----- MATERIAL -----

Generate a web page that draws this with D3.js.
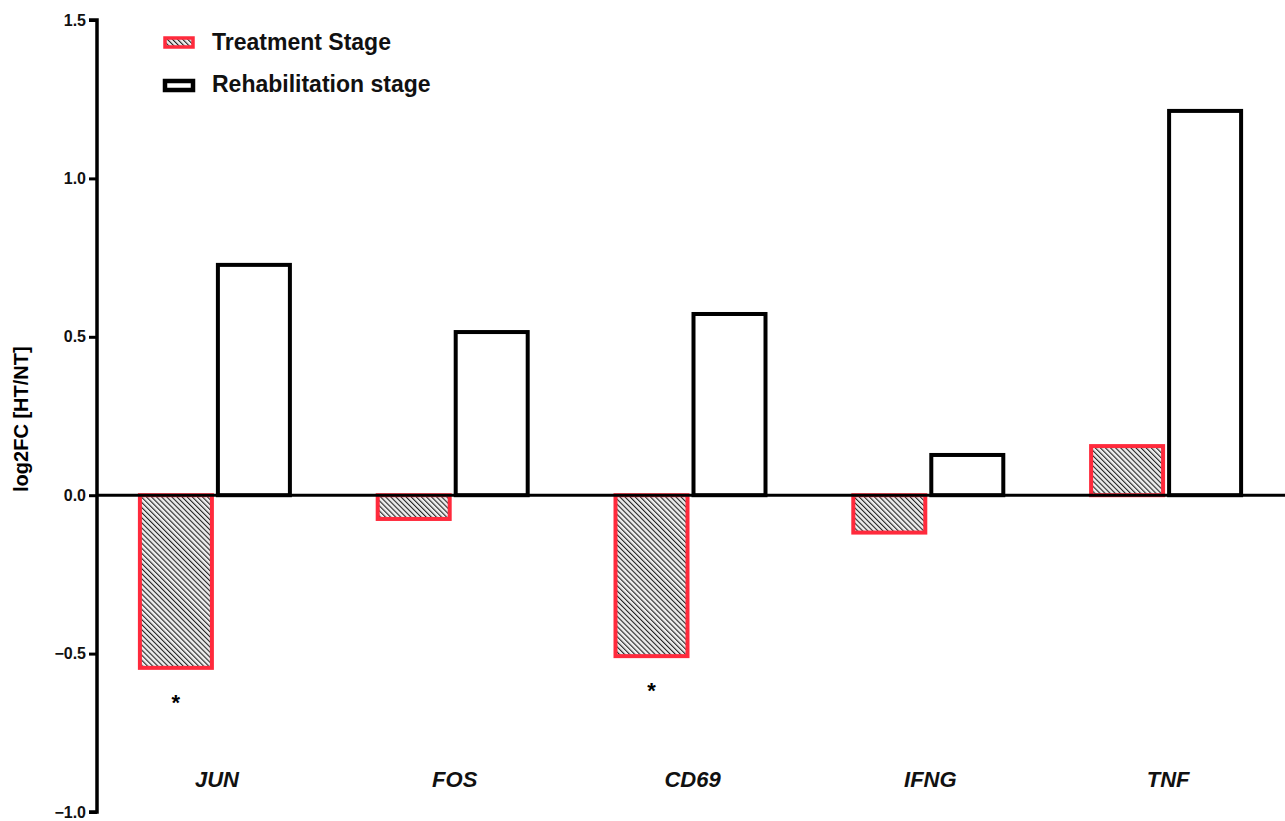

-----
----- MATERIAL -----

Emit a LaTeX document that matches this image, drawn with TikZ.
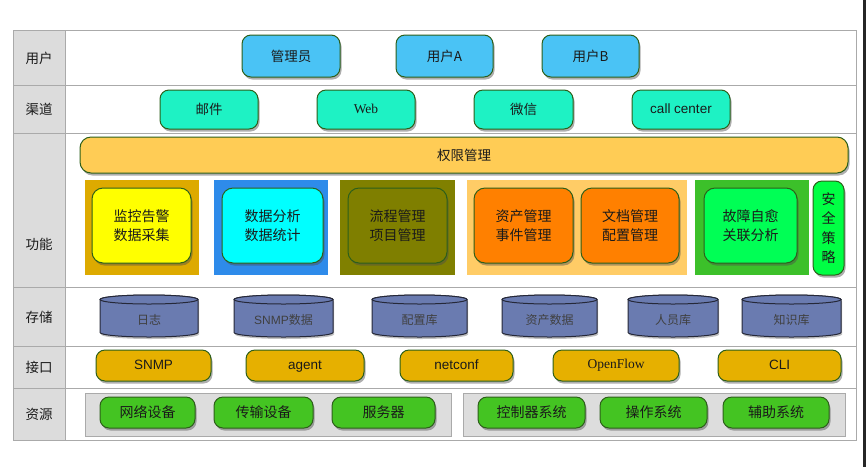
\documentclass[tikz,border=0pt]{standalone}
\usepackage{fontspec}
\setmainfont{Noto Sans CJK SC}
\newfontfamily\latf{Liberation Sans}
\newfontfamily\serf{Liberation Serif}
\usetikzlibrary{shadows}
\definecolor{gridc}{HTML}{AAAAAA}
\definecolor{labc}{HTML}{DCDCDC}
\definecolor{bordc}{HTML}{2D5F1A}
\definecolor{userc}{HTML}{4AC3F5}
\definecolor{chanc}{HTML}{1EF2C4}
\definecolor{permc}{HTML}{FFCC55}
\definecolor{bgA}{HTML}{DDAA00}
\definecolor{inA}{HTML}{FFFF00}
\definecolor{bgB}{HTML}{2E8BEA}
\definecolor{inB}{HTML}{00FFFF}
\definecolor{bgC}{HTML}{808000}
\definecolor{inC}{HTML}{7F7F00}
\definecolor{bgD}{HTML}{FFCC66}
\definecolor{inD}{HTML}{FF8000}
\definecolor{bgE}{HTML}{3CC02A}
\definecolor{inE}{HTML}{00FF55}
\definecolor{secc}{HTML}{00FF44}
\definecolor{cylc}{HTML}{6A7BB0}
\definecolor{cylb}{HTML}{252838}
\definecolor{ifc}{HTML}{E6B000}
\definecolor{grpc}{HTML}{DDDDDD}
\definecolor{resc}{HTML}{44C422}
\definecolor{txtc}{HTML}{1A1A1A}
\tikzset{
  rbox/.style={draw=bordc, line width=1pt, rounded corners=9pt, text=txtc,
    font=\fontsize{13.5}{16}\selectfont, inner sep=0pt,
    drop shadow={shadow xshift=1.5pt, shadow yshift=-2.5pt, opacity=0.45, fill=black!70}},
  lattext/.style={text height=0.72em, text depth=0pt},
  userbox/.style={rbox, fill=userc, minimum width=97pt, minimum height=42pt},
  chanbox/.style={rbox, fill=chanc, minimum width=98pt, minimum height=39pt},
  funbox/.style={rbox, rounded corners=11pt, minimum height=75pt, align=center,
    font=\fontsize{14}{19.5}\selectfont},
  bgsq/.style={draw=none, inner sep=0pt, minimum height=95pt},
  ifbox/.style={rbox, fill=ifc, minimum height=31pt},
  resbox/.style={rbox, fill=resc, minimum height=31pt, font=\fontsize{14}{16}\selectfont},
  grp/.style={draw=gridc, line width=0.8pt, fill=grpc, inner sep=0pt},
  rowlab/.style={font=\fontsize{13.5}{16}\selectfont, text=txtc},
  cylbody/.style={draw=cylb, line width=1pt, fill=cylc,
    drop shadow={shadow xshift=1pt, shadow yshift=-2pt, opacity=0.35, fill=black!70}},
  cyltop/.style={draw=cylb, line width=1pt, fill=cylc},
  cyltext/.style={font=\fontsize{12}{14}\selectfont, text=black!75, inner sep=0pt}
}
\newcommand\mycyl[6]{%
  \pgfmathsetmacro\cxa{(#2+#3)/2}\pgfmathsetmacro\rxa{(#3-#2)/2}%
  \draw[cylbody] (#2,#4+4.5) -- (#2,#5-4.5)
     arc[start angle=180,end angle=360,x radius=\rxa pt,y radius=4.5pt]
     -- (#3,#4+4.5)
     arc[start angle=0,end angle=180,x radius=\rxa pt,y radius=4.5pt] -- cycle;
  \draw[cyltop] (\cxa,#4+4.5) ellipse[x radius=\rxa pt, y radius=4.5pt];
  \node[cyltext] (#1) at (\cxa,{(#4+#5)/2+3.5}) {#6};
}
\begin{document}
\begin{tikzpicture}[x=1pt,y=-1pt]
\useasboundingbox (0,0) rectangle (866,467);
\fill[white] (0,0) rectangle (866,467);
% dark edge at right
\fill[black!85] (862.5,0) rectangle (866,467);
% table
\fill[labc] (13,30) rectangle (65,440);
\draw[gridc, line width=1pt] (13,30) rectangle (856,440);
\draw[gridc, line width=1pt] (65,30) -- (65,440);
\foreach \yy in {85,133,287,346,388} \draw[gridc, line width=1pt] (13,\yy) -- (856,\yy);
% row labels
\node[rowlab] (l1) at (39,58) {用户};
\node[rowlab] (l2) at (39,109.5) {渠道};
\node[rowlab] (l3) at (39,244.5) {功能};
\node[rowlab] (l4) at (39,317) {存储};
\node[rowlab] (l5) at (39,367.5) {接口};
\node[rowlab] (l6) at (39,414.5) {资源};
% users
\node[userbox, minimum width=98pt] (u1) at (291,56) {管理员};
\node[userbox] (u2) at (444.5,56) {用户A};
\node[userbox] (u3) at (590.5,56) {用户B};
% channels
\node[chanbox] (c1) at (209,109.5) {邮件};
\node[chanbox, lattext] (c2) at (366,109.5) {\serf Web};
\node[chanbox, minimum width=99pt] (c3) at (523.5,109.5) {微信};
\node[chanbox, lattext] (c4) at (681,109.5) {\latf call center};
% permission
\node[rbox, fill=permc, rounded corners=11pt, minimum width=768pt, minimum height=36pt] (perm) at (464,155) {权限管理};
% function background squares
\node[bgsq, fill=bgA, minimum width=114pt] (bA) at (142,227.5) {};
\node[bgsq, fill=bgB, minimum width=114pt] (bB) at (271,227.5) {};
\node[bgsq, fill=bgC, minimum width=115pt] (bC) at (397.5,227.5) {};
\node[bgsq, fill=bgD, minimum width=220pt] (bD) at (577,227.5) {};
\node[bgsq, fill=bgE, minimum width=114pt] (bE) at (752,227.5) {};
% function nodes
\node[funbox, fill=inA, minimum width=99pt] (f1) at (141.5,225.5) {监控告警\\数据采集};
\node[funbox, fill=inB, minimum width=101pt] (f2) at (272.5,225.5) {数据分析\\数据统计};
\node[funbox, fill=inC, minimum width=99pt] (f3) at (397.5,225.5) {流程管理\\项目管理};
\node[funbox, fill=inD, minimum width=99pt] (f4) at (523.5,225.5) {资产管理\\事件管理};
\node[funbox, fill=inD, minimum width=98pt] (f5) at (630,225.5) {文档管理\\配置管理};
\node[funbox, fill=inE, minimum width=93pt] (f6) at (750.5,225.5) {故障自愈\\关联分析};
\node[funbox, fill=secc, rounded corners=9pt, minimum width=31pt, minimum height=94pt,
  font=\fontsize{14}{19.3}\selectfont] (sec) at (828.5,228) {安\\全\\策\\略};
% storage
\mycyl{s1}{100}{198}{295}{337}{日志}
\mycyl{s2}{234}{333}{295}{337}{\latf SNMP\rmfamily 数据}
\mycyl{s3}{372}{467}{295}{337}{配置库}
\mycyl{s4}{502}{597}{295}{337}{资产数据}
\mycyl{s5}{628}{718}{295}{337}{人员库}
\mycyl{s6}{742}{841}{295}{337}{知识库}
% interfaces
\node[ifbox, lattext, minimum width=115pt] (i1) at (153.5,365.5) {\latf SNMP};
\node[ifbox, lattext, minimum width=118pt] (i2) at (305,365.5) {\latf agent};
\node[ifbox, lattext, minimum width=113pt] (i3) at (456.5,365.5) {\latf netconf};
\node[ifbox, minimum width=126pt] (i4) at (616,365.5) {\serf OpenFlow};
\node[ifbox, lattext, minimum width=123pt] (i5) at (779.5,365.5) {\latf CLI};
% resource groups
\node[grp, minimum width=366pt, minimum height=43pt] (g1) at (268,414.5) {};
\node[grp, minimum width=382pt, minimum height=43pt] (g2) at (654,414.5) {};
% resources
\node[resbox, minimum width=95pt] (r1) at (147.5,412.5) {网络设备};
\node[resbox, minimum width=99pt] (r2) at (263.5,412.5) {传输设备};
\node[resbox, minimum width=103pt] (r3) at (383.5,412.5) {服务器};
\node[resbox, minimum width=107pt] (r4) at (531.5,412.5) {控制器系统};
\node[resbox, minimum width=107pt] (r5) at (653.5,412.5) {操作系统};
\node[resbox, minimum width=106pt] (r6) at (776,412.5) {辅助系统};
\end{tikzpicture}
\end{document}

-----

GIVEN PROBLEM >> Take each line containing the string "this" and copy it out.

CORRECT OUTPUT >>
Generate a web page that draws this with D3.js.
Emit a LaTeX document that matches this image, drawn with TikZ.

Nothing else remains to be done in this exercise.